1991’de yüz binlerce kadın ofiste, fabrikada ve mutfakta çalışmayı bırakmış, sokakları pembe ve mor balon denizine çevirmişti. İsviçreli kadınlar, ilk kadın grevinden neredeyse otuz yıl sonra aynı enerjiyle taleplerini duyurmaya devam ediyorlar.
İsviçre‘deki kadın grevinin 2019 yılı sloganı: “Eşitlik. İşte bu kadar. Nokta!” 1991’deki efsanevi kadın grevinden yirmi sekiz yıl sonra, İsviçreli kadınlar ülkeyi yaratıcı eylemlerle bir kez daha felç edecek.
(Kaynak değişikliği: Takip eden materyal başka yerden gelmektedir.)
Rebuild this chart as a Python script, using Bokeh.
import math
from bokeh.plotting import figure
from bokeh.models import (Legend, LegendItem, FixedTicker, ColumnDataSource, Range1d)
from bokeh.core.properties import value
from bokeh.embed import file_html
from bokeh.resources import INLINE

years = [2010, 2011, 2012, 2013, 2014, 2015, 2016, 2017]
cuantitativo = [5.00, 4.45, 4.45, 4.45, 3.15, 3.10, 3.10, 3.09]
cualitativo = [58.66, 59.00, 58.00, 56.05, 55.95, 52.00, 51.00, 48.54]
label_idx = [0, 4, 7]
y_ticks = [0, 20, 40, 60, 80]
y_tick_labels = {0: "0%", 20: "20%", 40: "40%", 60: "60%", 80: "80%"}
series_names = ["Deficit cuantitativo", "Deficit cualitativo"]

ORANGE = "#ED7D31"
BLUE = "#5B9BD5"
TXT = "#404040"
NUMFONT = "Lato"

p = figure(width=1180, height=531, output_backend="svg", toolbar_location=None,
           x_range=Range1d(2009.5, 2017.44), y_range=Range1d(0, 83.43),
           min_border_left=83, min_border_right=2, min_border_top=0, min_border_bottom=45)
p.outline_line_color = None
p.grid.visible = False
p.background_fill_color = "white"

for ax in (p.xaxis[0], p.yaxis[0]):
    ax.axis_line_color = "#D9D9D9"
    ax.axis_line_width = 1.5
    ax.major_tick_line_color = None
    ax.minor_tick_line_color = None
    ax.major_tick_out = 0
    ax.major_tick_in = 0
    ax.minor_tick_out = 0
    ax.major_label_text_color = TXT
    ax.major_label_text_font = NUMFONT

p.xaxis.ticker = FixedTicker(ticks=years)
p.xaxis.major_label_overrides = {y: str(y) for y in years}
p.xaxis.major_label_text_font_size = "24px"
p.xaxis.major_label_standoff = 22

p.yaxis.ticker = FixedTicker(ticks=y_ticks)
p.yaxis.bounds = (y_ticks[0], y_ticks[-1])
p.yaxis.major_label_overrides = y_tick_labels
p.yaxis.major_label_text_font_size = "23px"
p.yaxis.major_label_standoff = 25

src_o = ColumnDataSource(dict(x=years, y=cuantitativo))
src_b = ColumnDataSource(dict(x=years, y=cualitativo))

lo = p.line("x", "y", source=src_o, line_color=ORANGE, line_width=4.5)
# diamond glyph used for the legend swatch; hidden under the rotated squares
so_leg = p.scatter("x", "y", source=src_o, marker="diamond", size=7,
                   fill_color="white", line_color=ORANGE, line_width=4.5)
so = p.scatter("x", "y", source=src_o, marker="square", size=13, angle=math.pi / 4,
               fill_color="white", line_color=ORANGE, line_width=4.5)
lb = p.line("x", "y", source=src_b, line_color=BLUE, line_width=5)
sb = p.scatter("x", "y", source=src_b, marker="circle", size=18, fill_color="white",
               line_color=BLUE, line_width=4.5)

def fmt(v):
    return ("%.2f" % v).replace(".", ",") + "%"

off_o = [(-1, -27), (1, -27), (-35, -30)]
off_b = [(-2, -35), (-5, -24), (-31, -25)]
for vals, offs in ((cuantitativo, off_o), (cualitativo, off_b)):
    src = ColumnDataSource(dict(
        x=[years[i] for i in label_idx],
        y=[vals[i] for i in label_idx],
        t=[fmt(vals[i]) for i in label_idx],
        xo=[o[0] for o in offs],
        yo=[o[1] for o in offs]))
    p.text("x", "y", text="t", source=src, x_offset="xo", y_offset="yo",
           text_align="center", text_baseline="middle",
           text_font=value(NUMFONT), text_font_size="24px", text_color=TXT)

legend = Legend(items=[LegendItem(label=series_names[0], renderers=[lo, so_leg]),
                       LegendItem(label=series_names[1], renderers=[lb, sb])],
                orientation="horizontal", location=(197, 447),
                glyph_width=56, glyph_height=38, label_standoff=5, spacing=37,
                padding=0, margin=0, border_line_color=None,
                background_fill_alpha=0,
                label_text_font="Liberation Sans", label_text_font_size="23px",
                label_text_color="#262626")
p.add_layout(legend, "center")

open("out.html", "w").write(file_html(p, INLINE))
Sadece Bern kentinde birçok program var: Başkentte saat 10.30’da kentin iki önemli merkezi arasında çocuk arabası gösterisi olacak ve anaokulu öğretmenleri için daha yüksek ücret talep edilecek. Saat 11’de, şirketlerin önünde “gürültü eylemleri” başlıyor. Öğleden sonra saat 3’te, emekli maaşlarının erkeklerin maaşlarından üçte bir oranında düşük olmasını protesto etmek için “Gümüş Takım” kadınları, “elektrikli süpürge kampanyası” başlatıyor.
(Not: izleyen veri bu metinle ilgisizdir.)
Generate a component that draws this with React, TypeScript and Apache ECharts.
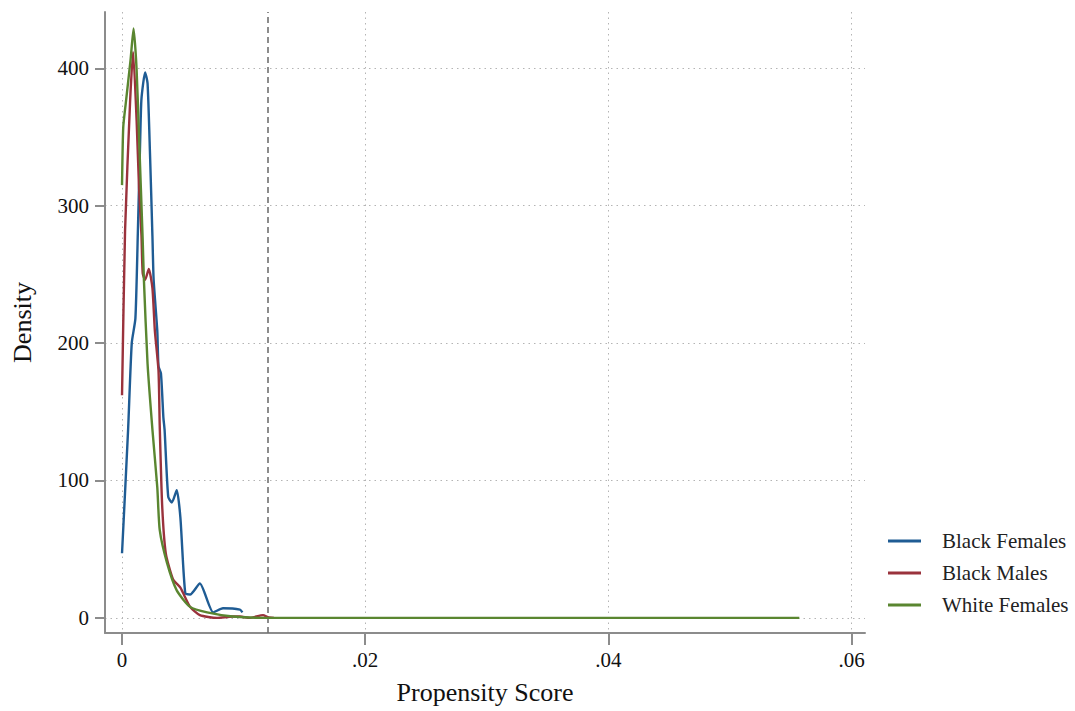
import React, { useEffect, useRef } from "react";
import * as echarts from "echarts";

const seriesNames = ["Black Females", "Black Males", "White Females"];
const seriesColors = ["#1f5c94", "#9a323c", "#5a8630"];

// [propensity score, density]
const blackFemales: [number, number][] = [
  [0, 47], [0.0005, 137], [0.0008, 200], [0.0011, 218], [0.0013, 280], [0.0015, 350],
  [0.0016, 378], [0.0019, 397], [0.0021, 389], [0.0023, 338], [0.0025, 278], [0.0026, 246],
  [0.0029, 209], [0.0030, 183], [0.0032, 178], [0.0034, 146], [0.0035, 137], [0.0038, 88],
  [0.0041, 84], [0.0045, 93], [0.0048, 73], [0.0052, 18], [0.0056, 17], [0.0064, 25],
  [0.0075, 4], [0.0083, 7], [0.0097, 6], [0.0099, 4],
];
const blackMales: [number, number][] = [
  [0, 162], [0.00025, 282], [0.00066, 375], [0.00091, 412], [0.0012, 362], [0.0014, 313],
  [0.0016, 278], [0.0017, 251], [0.0019, 246], [0.0022, 254], [0.0025, 240], [0.0027, 209],
  [0.0030, 180], [0.0031, 140], [0.0033, 82], [0.0036, 47], [0.0042, 28], [0.0048, 22],
  [0.0056, 8], [0.0064, 2], [0.0078, 0], [0.0091, 1], [0.0097, 1], [0.0105, 0],
  [0.0116, 2], [0.0120, 0.5], [0.0125, 0],
];
const whiteFemales: [number, number][] = [
  [0, 315], [0.0001, 357], [0.0003, 374], [0.0007, 406], [0.00095, 429], [0.0012, 399],
  [0.0014, 350], [0.0017, 275], [0.0018, 246], [0.0021, 185], [0.0025, 137], [0.0029, 95],
  [0.0031, 64], [0.0037, 40], [0.0045, 20], [0.0056, 8], [0.0070, 4], [0.0091, 1],
  [0.0119, 0], [0.02, 0], [0.03, 0], [0.04, 0], [0.05, 0], [0.0557, 0],
];
const xTicks = [0, 0.02, 0.04, 0.06];
const yTicks = [0, 100, 200, 300, 400];
const cutoff = 0.012;

const fmtX = (v: number) => (v === 0 ? "0" : v.toFixed(2).replace(/^0/, ""));

export default function App() {
  const ref = useRef<HTMLDivElement>(null);
  useEffect(() => {
    if (!ref.current) return;
    const chart = echarts.init(ref.current, null, { renderer: "svg" });
    const font = "'Liberation Serif', 'Times New Roman', serif";
    const axisColor = "#8c8c8c";
    const gridLine = { show: true, lineStyle: { color: "#b4b4b4", type: [1.5, 4] as any, width: 1 } };
    const allData = [blackFemales, blackMales, whiteFemales];
    chart.setOption({
      animation: false,
      backgroundColor: "#ffffff",
      textStyle: { fontFamily: font },
      grid: { left: 105, right: 210, top: 12, bottom: 78, containLabel: false },
      legend: {
        orient: "vertical",
        left: 883,
        top: 525,
        itemWidth: 33,
        itemHeight: 3,
        itemGap: 10,
        icon: "rect",
        data: seriesNames,
        textStyle: { fontFamily: font, fontSize: 21, color: "#222", lineHeight: 22, padding: [0, 0, 0, 16] },
      },
      xAxis: {
        type: "value",
        min: -0.0014,
        max: 0.0611,
        name: "Propensity Score",
        nameLocation: "middle",
        nameGap: 46,
        nameTextStyle: { fontFamily: font, fontSize: 26, color: "#111" },
        axisLine: { show: true, onZero: false, lineStyle: { color: axisColor, width: 2 } },
        axisTick: { show: true, length: 12, customValues: xTicks, lineStyle: { color: axisColor, width: 2 } },
        axisLabel: { customValues: xTicks, formatter: fmtX, fontFamily: font, fontSize: 21, color: "#111", margin: 16 },
        splitLine: gridLine,
      },
      yAxis: {
        type: "value",
        min: -11,
        max: 441,
        name: "Density",
        nameLocation: "middle",
        nameGap: 70,
        nameTextStyle: { fontFamily: font, fontSize: 26, color: "#111" },
        axisLine: { show: true, onZero: false, lineStyle: { color: axisColor, width: 2 } },
        axisTick: { show: true, length: 10, customValues: yTicks, lineStyle: { color: axisColor, width: 2 } },
        axisLabel: { customValues: yTicks, fontFamily: font, fontSize: 21, color: "#111", margin: 16 },
        splitLine: gridLine,
      },
      series: seriesNames.map((name, i) => ({
        name,
        type: "line",
        data: allData[i],
        showSymbol: false,
        symbol: "none",
        smooth: 0.2,
        color: seriesColors[i],
        lineStyle: { color: seriesColors[i], width: 2.4 },
        z: 3 + i,
        markLine:
          i === 2
            ? {
                silent: true,
                symbol: "none",
                precision: 4,
                label: { show: false },
                lineStyle: { color: "#707070", type: [6, 4] as any, width: 1.6 },
                data: [{ xAxis: cutoff }],
              }
            : undefined,
      })),
    });
    return () => chart.dispose();
  }, []);
  return <div ref={ref} style={{ position: "fixed", left: 0, top: 0, width: 1075, height: 711 }} />;
}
Amaç kadın grev eylemleriyle tüm ülkeyi felç etmek.
Ve eylemler İsviçre’nin her yerinde planlandı. İnteraktif Kadın Grev Haritası‘nda sayısız küçük kadın yumruğu açılıyor, her biri eşitlik için harekete geçiyor. Grev, İsviçre Sendikalar Konfederasyonu ve Feminist Ulusal Grev Meclisi tarafından başlatıldı. Feminist Ulusal Grev Meclisi, Uluslararası Kadınlar Günü’nden hemen sonra 10 Mart’ta, Biel’de bir Kadın Grevi Manifestosu kabul etmişti.
500’den fazla kadın bu manifestoda; eşit işe eşit ücret, “kadın meslekleri” adı verilen işlerin değerli bulunması, asgari ücret sistemi, ev işleri ve aile üyelerinin bakım çalışmalarının cinsiyetler arasında eşit dağıtımı, cinsel şiddetin önemsizleştirilmesine son verilmesi, İstanbul Sözleşmesi‘nin uygulanması, mülteci kadınların şiddetten korunması ve bunlara benzer 17 talep listeledi.
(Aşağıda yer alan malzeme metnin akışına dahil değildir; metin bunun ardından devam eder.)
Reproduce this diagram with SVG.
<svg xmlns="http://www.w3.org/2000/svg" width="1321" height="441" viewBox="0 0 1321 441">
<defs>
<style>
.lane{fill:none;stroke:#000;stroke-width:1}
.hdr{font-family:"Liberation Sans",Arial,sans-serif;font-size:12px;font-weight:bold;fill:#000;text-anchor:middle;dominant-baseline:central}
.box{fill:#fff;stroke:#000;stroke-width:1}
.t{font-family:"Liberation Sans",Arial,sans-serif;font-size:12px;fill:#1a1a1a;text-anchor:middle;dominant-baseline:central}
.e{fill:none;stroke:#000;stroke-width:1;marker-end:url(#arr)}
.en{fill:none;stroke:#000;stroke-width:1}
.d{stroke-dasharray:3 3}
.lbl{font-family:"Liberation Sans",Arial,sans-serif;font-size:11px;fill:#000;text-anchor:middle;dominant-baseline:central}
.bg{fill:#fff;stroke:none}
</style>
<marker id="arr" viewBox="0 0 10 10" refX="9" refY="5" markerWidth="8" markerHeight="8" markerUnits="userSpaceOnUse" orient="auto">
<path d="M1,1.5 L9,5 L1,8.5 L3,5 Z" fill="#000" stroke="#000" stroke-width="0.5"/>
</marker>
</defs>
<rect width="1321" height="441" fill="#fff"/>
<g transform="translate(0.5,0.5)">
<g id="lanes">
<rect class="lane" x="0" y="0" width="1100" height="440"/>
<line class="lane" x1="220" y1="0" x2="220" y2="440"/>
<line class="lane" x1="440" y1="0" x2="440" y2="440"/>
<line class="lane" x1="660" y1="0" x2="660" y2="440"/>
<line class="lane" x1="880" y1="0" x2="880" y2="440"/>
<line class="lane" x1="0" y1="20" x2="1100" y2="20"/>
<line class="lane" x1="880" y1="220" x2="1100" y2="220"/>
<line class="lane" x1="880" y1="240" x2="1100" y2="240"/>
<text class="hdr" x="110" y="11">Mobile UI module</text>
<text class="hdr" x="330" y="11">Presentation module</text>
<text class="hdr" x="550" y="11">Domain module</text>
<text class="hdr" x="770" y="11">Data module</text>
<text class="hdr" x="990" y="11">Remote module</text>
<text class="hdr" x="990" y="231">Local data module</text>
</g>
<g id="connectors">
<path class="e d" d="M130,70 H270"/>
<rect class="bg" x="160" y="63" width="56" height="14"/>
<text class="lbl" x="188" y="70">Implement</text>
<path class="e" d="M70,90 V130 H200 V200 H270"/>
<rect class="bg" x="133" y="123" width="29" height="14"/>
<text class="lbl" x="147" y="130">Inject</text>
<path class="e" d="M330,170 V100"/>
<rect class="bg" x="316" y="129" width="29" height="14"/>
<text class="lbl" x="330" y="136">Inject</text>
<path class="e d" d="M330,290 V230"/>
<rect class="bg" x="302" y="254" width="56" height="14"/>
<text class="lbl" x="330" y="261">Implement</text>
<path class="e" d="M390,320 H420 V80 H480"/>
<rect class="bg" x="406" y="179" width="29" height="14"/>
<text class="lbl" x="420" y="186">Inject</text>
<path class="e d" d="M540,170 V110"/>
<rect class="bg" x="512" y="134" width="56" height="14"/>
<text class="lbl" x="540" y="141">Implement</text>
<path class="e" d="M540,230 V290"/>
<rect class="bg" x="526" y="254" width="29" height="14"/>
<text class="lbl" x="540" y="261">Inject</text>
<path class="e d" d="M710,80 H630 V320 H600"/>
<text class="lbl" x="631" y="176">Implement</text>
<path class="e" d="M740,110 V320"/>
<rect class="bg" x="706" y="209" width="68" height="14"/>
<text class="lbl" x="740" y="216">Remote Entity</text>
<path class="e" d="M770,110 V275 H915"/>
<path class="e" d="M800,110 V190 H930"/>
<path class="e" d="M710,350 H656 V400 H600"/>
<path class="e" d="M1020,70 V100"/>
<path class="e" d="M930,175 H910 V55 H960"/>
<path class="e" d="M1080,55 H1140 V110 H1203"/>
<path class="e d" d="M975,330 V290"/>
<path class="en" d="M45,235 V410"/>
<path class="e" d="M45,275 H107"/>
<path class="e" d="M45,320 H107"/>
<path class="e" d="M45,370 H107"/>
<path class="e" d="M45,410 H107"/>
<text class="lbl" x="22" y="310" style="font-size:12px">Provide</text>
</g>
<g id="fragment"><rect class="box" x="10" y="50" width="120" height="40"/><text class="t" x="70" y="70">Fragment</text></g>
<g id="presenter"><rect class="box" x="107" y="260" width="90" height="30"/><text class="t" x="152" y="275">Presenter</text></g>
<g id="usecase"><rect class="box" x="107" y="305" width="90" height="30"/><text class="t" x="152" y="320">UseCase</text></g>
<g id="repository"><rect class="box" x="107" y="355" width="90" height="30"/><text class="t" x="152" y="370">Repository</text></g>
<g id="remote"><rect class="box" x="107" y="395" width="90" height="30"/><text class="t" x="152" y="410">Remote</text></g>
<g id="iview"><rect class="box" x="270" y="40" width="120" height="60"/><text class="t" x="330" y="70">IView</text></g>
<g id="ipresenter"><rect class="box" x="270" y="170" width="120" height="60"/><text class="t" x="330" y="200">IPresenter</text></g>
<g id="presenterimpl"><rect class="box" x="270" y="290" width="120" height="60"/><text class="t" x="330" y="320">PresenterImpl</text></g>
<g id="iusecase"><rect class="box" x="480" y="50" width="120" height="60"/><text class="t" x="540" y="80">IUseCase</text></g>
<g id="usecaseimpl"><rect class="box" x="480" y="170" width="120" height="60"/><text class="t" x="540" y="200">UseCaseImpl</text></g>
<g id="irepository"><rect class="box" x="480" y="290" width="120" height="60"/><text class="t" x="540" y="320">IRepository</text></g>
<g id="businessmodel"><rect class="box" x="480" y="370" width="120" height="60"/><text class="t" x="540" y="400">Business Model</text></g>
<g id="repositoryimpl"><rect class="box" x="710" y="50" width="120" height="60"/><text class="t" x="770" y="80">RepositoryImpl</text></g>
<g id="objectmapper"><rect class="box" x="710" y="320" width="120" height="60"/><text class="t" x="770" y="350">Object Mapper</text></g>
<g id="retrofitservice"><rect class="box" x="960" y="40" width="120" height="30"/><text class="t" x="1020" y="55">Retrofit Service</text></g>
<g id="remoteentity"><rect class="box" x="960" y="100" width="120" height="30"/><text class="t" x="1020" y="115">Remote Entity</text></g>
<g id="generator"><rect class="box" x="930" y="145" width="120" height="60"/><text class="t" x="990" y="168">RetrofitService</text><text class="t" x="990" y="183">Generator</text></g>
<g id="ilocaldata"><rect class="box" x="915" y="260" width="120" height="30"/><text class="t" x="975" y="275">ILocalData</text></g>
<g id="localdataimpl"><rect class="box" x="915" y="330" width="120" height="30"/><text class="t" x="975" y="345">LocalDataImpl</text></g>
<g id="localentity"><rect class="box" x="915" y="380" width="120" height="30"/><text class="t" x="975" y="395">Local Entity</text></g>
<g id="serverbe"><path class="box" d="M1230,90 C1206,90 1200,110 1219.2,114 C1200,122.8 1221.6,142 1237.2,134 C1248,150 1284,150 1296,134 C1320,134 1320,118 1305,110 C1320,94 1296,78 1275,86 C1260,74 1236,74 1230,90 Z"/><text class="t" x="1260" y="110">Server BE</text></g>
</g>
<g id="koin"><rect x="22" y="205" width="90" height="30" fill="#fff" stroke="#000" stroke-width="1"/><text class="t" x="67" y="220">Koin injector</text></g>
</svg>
1991’deki kadın grevinden otuz yıl sonra bile, birçok talep halen gerçekleşmemiş durumda. 1991’de yüz binlerce kadın ofiste, fabrikada ve mutfakta çalışmayı bırakmış, sokakları pembe ve mor balon denizine çevirmişti. Bern’de gösterilere katılan kadınlar ıslık, düdük sesleri ve afişlerle, İsviçre Konfederasyonu‘nun 700’üncü yıldönümünü kutlamak için toplanan davetli misafirlerin bulunduğu kentin ana meydanını işgal etmişlerdi. Kadınlarla dayanışan erkekler de gömleklerini ütüleme eylemleriyle kadınlara katılmışlardı.
Otuz yıl sonra birçok talebin gerçekleşmemiş olması, artık kadınların sabrını taşırdı. On yıl önce, 14 Haziran 1981’de, kadınların zor şartlarda kazandıkları eşitlik maddesi İsviçre anayasasına dahil edilmişti, ancak değişen birşey olmadı: Eşit işe eşit ücret yok! Kürtaj yapma hakkı yok! Çocuk bakımı kurumları yok! Otuz yıl önceki grev bir sansasyondu. İsviçre tarihinin en büyük siyasi protestosuydu.
Şimdi kadın grevi yeniden düzenlendi! Kadınlar Degerswil kentinde Katolik Kilisesi’nin etrafında bir insan zinciri oluşturuyorlar. Schaffhausen’de pussyhats’li kadınlar ücret ayrımcılığına karşı yüzüyorlar. Rheinfelden Kent Kütüphanesi’nde kadın hakları aktivisti Hedwig Dohm’un kitaplarından metinler okunuyor. İsviçreli kadınlar, ilk kadın grevinden neredeyse otuz yıl sonra aynı enerjiyle taleplerini duyurmaya devam ediyorlar.